Mmmmmeat jello. Mmmmmmm.
So. Regular readers are aware that I have recently read and reviewed Michale Ruhlman's new book, the Elements of Cooking. In the first chapter, the subject of stock is dealt with. Having worked in restaurants where we cooked veal stock seemingly nonstop, I was pretty familiar with the basic principles; I've made my fair share of stock over the years, but it had never occurred to me to cook the stock in the oven, until I read Elements. But it did make sense - the heat would be even and the stock would never boil, first of all. When we were getting ready to put our Thanksgiving turkey in the pot for stock-making, I said to Husband that I felt I had a moral obligation to my readers to test the Ruhlman method, and cook the stock in the oven. He looked skeptical, but acquiesced.
And so, into a 16 quart stock pot went the carcass (with only the leftover aromatics which had been stuffed in its cavity for roasting) and enough water to cover, and into a 180 degree oven went the stock pot. For 10 hours. After which time I chopped up some leftover celery, a big onion, and a head of garlic and threw those into the pot (we were out of carrots). I added a few peppercorns and the stock continued for another hour and a half (the Ruhlman method only adds aromatics for the last hour of cooking). I then strained the stock (the hardest part of the process) into a smaller stock pot (it made about 8-10 quarts). Now it was my turn to be skeptical. The stock looked pale, and the turkey carcass looked fresh - usually the stock and aromatics look as though they have been depleted, but these ingredients looked as though they could take another turn with a fresh batch of water. But I had to go to work, so I put the strained stock in the fridge and left.
When I got home, I was planning to strain the stock through a paper filter, when I found quite a surprise. As I carefully took the stock from the fridge (I had a nightmare where I spilled it everywhere), I noticed the stock was jiggling. This is stock. Good stock jiggles. See the surface, with reflection:
So, why does good poultry stock jiggle? because you have extracted lots of collagen and goodness from the bones; this provides unparalleled richness and mouth feel. Yum. The only drawback was I had to warm the stock to ungelatinize it before I could strain it again.

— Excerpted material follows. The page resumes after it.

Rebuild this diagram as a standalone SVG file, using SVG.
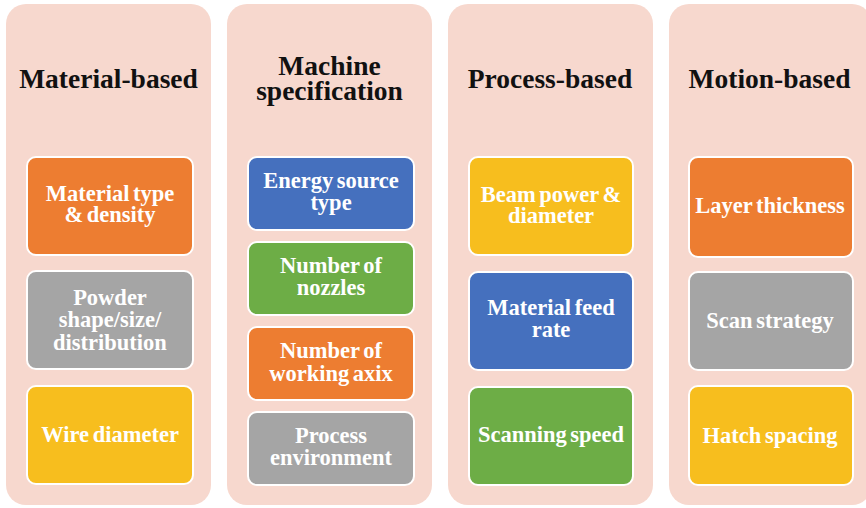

We turned the first quart of stock into a really, really amazing soup (yes, I'll give you the recipe this week) and the rest of it is going into the freezer where it will certainly find its way into risotto over the next few weeks.
So, here is my advice to you: make some stock. Husband and I are fond of tossing all of our chicken carcasses into the freezer, and then when we have 5 or so accumulated, we turn them into stock. All future birds will definitely be stockified using this method. (here's another little tip - we like to add at least one carcass from a Weiland's smoked chicken, it just adds that certain something).
Did you try Ruhlman's method - or any other - for your turkey stock this year? How were your experiences?